Даже из такого схематического изложения можно заключить, что идея революции возникает не сразу и что она вызревает постепенно в процессе исторического развития. Однако идея эта подспудно присутствует уже в концепции «третьего царства», или царства свободы человеческого творчества, Пико делла Мирандолы, ибо независимость человека от окружающего мира изначально чревата революцией. По существу, констатация этой независимости революционна сама по себе, ибо если под революцией подразумевать максимально возможный разрыв традиционных связей, то разрыв связи, соединяющей человека с космосом, следует считать основой всякой революции — социальной, научно–технической, художественной, сексуальной или какой‑либо другой. Подводя краткий итог сказанному, повторим, что человек, для которого сущее раскрывается как история, начинает воспринимать себя как действующее лицо исторического процесса; воспринимая себя таким образом, человек естественно будет стремиться к тому, чтобы быть не просто пассивным участником исторических событий, но активно воздействовать на них, т. е. быть «творцом истории». Высшей же формой исторического творчества является революция — вот почему любой исторически ориентированный человек, по сути дела, есть революционер — во всяком случае, он всегда будет стремиться проявить революционность в меру отпущенных ему сил и возможностей. Корень же всякой революции таится в разрыве гармонического единства человека и космоса. Таким образом, Исторически ориентированный человек — это человек, утративший гармоническое единство с космосом, это человек, для Которого космос превратился в «природу», которую нужно преобразовывать и покорять.

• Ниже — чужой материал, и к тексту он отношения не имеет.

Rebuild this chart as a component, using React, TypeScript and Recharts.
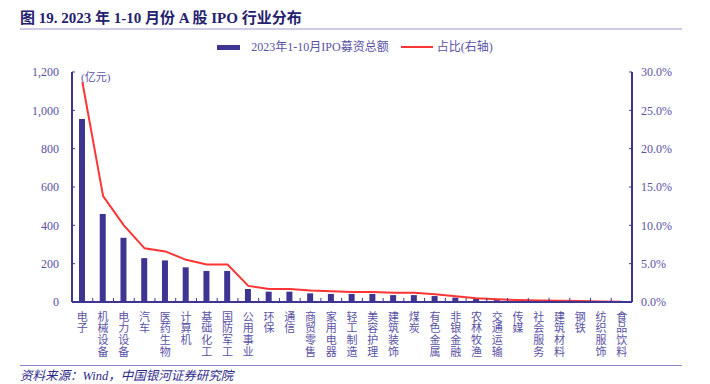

Весь этот комплекс идей, а именно: сущее, раскрывающееся как история, свобода творчества, вера в прогресс, революция как оптимальная форма преобразования мира — все это и все с ним связанное было осознано, сформулировано и проведено в жизнь только в Европе, переступившей порог Нового времени. Ни одна другая культура, ни одна другая общность людей не знала ничего подобного, более того — не знала ничего этого или знала это в очень отдаленной мере и Европа вплоть до XV в. Вот почему только в Европе — и нигде более — могла появиться фигура композитора, только в Европе мог начаться отсчет времени композиторов. Однако весь вышеупомянутый комплекс идей, связанный с историей, свободой творчества, прогрессом и прочим, был основательно скомпрометирован уже в первой половине XX в., а к концу столетия он подвергся практически полной деконструкции по всем параметрам. А это значит, что принцип композиции, сама идея композиторства лишилась фундамента и что, таким образом, время композиторов приблизилось к своему завершению.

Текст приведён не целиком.